Dhruin December 28th, 2007 22:54

Gamasutra - Is the Industry Ready for Its "Game Noir"?
It's a bit quiet out there so we're roaming further from home. Gamasutra has a piece that asks if it is time to break away from the industry's hit reliance and establish a "B" game movement, like Film Noir:

You have to bring millions of dollars to the table just to qualify, which leads to extreme risk aversion by publishers and developers, and a tendency over time to lose players who are tired of the same old thing dressed up in more and more expensive clothes. When your game is backed by tens of millions of dollars, you can't use it as a testing ground for wild new mechanics and dynamics never tried before; however, when you're building a low-budget 2D platformer, even your successful experiments won't make an impact on the medium at large, the "big games" that get everyone talking.

What we've got left is a huge gulf between popular, full-experience 3D action/adventure games that need to be financial blockbusters to survive, and marginalized casual/handheld/movie licensed games that don't register on the mass consciousness radar.

We need our B films. We need that freedom to explore truly meaningful new avenues of interaction, quickly and nimbly, without the pressure of an eight-figure budget and multi-year dev schedule weighing down on the whole enterprise. Noir already scouted this territory for us.
More information.

Stormwaltz December 28th, 2007 22:54

Don't we already have our film noir developers? Jeff Vogel, Bay 12's Dwarf Fortress, the recklessly original hybrid games coming out of Eastern Europe, Matrix Games and Battlefront.com…

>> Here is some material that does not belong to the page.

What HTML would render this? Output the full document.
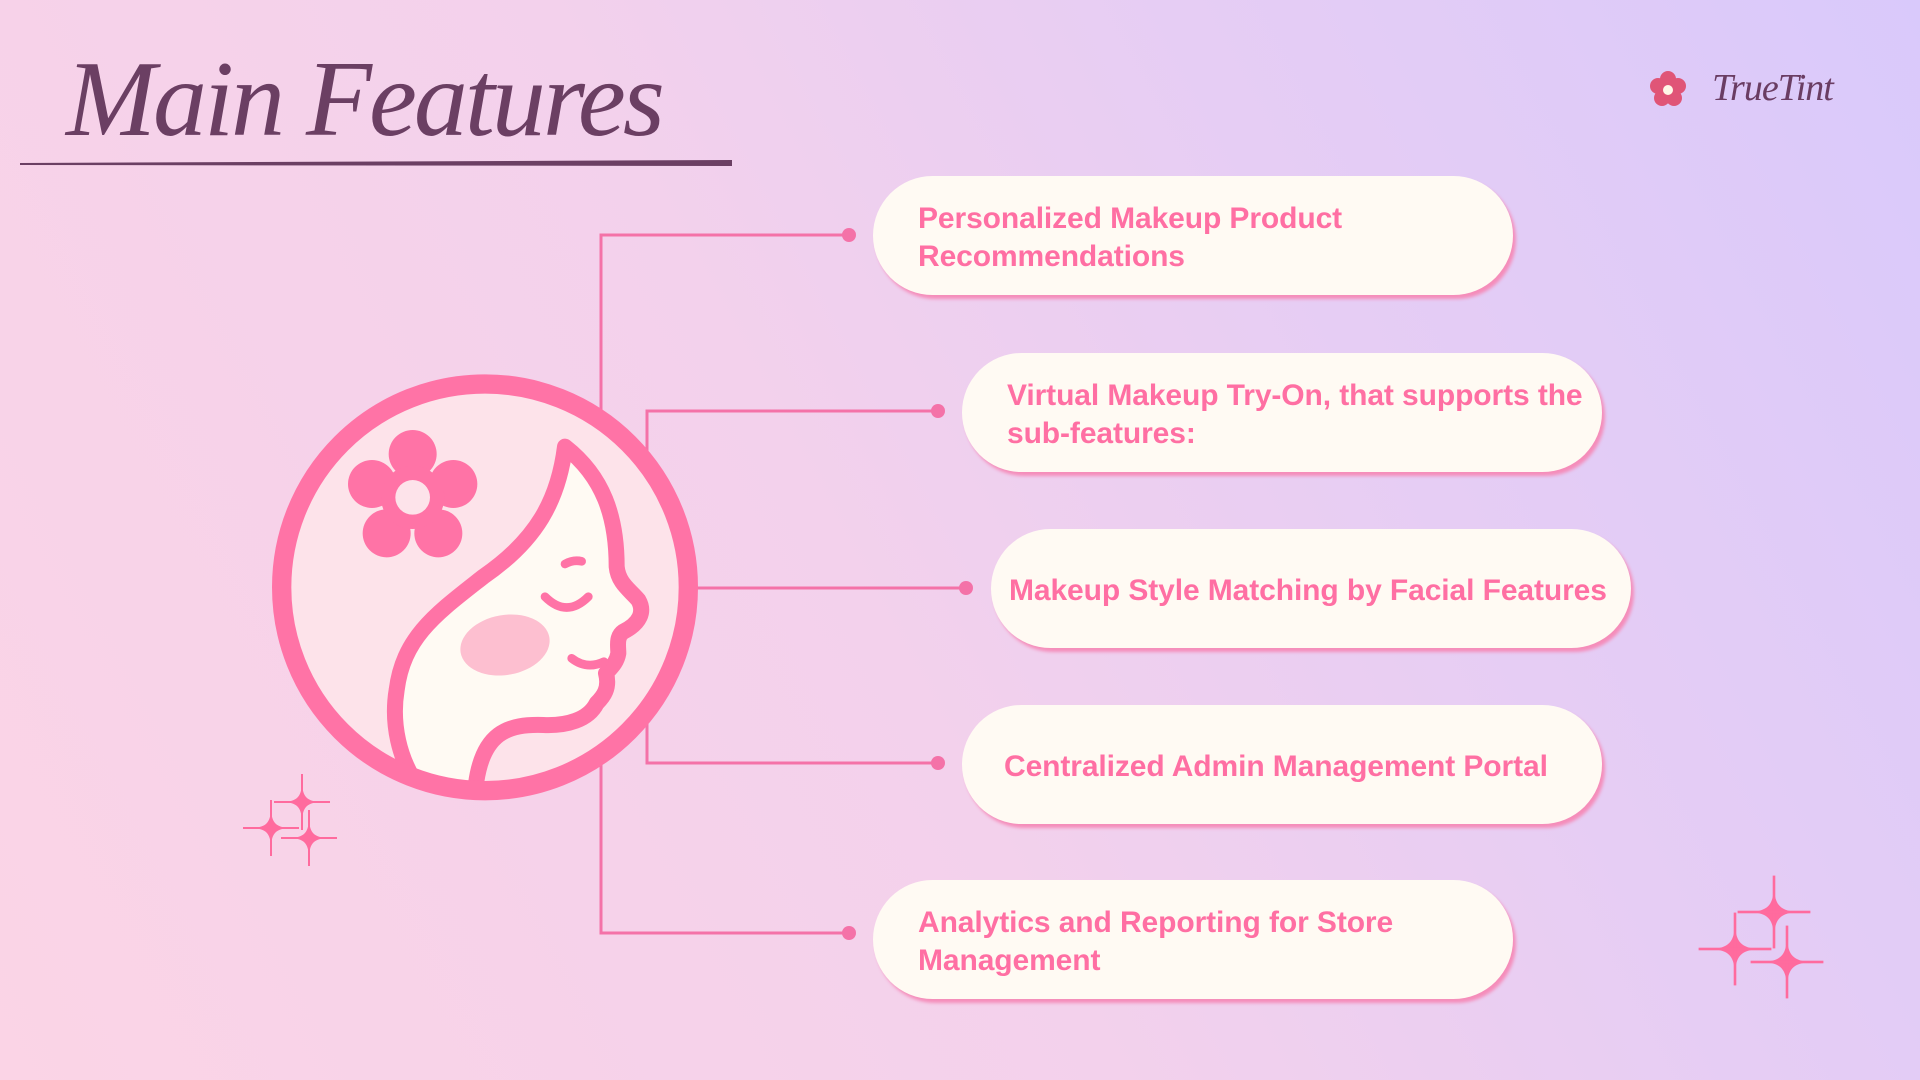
<!DOCTYPE html>
<html><head><meta charset="utf-8">
<style>
html,body{margin:0;padding:0}
body{width:1920px;height:1080px;position:relative;overflow:hidden;
background:linear-gradient(62deg,#fbd4e6 0%,#f3d1ec 45%,#e6cdf4 70%,#d9c9fb 100%);
font-family:"Liberation Sans",sans-serif}
.pill{position:absolute;width:640px;height:119px;border-radius:60px;background:#fffaf3;
box-shadow:3px 4px 3px #f58dba;display:flex;align-items:center;box-sizing:border-box;padding-left:45px;padding-top:4px;
color:#ff6fa3;font-weight:bold;font-size:30px;line-height:38px;letter-spacing:-0.1px;white-space:nowrap}
.title{position:absolute;left:66px;top:38px;font-family:"Liberation Serif",serif;font-style:italic;font-size:108px;color:#6b3f63;letter-spacing:-3px}
.logo{position:absolute;left:1712px;top:66px;font-family:"Liberation Serif",serif;font-style:italic;font-size:38px;color:#6a3d63;letter-spacing:-1px}
</style></head><body>
<div class="title">Main Features</div>
<svg width="1920" height="1080" style="position:absolute;left:0;top:0">
<path d="M20,163 L732,160 L732,166 L20,165 Z" fill="#6b3f63"/>
<g fill="#e05577"><circle cx="1668" cy="79" r="8"/><circle cx="1678" cy="86" r="8"/><circle cx="1674" cy="98" r="8"/><circle cx="1662" cy="98" r="8"/><circle cx="1658" cy="86" r="8"/><circle cx="1668" cy="90" r="9"/></g>
<circle cx="1668" cy="90" r="5" fill="#fff8e8"/>
<g stroke="#f472a8" stroke-width="3" fill="none">
<polyline points="849,235 601,235 601,933 849,933"/>
<polyline points="938,411 647,411 647,763 938,763"/>
<line x1="690" y1="588" x2="966" y2="588"/>
</g>
<g fill="#f472a8"><circle cx="849" cy="235" r="7"/><circle cx="938" cy="411" r="7"/><circle cx="966" cy="588" r="7"/><circle cx="938" cy="763" r="7"/><circle cx="849" cy="933" r="7"/></g>
<defs><g id="st"><path d="M0,-18 C1,-5 5,-1 18,0 C5,1 1,5 0,18 C-1,5 -5,1 -18,0 C-5,-1 -1,-5 0,-18Z"/><rect x="-1" y="-28" width="2" height="56"/><rect x="-28" y="-1" width="56" height="2"/></g></defs>
<g fill="#ff6b9e">
<use href="#st" transform="translate(302,802)"/>
<use href="#st" transform="translate(271,828)"/>
<use href="#st" transform="translate(309,838)"/>
<use href="#st" transform="translate(1774,912) scale(1.3)"/>
<use href="#st" transform="translate(1735,949) scale(1.3)"/>
<use href="#st" transform="translate(1787,962) scale(1.3)"/>
</g>
</svg>
<svg width="460" height="460" viewBox="0 0 1380 1380" style="position:absolute;left:250px;top:360px">
<defs><clipPath id="cc"><circle cx="705" cy="682" r="585"/></clipPath></defs>
<circle cx="705" cy="682" r="610" fill="#fde3ea"/>
<g clip-path="url(#cc)">
<path d="M945,260 C1060,350 1100,470 1100,620 C1105,670 1140,690 1165,720 C1185,755 1170,790 1120,815 C1098,830 1105,860 1105,880 C1100,910 1080,925 1068,940 C1080,985 1060,1010 1040,1030 C1015,1080 950,1098 880,1095 C780,1092 690,1110 675,1300 L520,1300 C440,1200 425,1080 440,990 C460,830 560,760 700,650 C860,540 925,420 945,260 Z" fill="#fffaf3" stroke="#ff73a6" stroke-width="48" stroke-linejoin="round"/>
<ellipse cx="765" cy="855" rx="135" ry="90" transform="rotate(-10 765 855)" fill="#fdbfd0"/>
<g stroke="#ff73a6" stroke-width="26" fill="none" stroke-linecap="round">
<path d="M885,710 Q950,775 1015,710"/>
<path d="M945,612 Q970,598 995,604"/>
<path d="M965,895 Q1010,930 1062,905"/>
</g>
</g>
<circle cx="705" cy="682" r="610" fill="none" stroke="#ff73a6" stroke-width="58"/>
<g fill="#ff73a6">
<circle cx="488" cy="282" r="72"/><circle cx="610" cy="372" r="72"/><circle cx="565" cy="520" r="72"/><circle cx="410" cy="520" r="72"/><circle cx="366" cy="372" r="72"/><circle cx="488" cy="412" r="95"/>
</g>
<circle cx="488" cy="412" r="52" fill="#fde3ea"/>
</svg>
<div class="logo">TrueTint</div>
<div class="pill" style="left:873px;top:176px">Personalized Makeup Product<br>Recommendations</div>
<div class="pill" style="left:962px;top:353px">Virtual Makeup Try-On, that supports the<br>sub-features:</div>
<div class="pill" style="left:991px;top:529px;padding-left:18px">Makeup Style Matching by Facial Features</div>
<div class="pill" style="left:962px;top:705px;padding-left:42px">Centralized Admin Management Portal</div>
<div class="pill" style="left:873px;top:880px">Analytics and Reporting for Store<br>Management</div>
</body></html>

Elwro December 28th, 2007 23:15

Of course, but perhaps the author was too busy playing Bioshock or another AAA title to notice this.

Brother None December 28th, 2007 23:55


Originally Posted by Stormwaltz (Post 59968)
Don't we already have our film noir developers? Jeff Vogel, Bay 12's Dwarf Fortress, the recklessly original hybrid games coming out of Eastern Europe, Matrix Games and Battlefront.com…

I think the issue is that those games do not function as a part of the industry, they work outside of it. They're like independent films, while film noir as a sub-genre was not a part of independent filmmaking.

Alrik Fassbauer December 29th, 2007 00:21

I fully acknowledge this quotation from above.

We need such a thing. Definitively.

And I do hope that with this absent of anti-risk game development/policy, we might see fun again, a thing that got lost beneath heaps of money.

curiously undead December 29th, 2007 06:52

i don't know i think its kind of already there with 'budget' games which have been released lately that are much less buggy and have alot more potential than those of the past. in the past couple of years i've played a number of theses games which are much more niche games kind of like a b movie than wide reaching big budget games. some examples of these games are: neuro hunter, shadowgrounds, alien shooter vengeance, alpha prime. all of these are akin to the cheesy b sci fi movies out there except these excel in the fact that while they may be just as unrealistic they actually have some really good gameplay which i'm not sure what a movies equivalent would be.

Gallifrey January 1st, 2008 17:43

While B-games certainly exist, just like B-movies, Brother None's point about those games existing outside the mainstream industry rather than being part of it is spot-on. The B-games are out there in droves, but they are not incorporated into mainstream coverage and consideration, which is the point I believe the article is trying to make, they don't exist on the mass audience radar.
I think the mainstream press could certainly find room for these games, and in small ways it does happen here and there (GfW magazine often has coverage of lesser-known games for example), but it's not all up to the press. The audience needs to recognise the games as well, and all the press coverage in the world won't matter if people don't care. Which is kind of the tricky part, people need to look outside the latest flashiest AAA graphics extavaganzas. Once that happens, "game noir" has a fighting chance of acceptance and acknowledgement.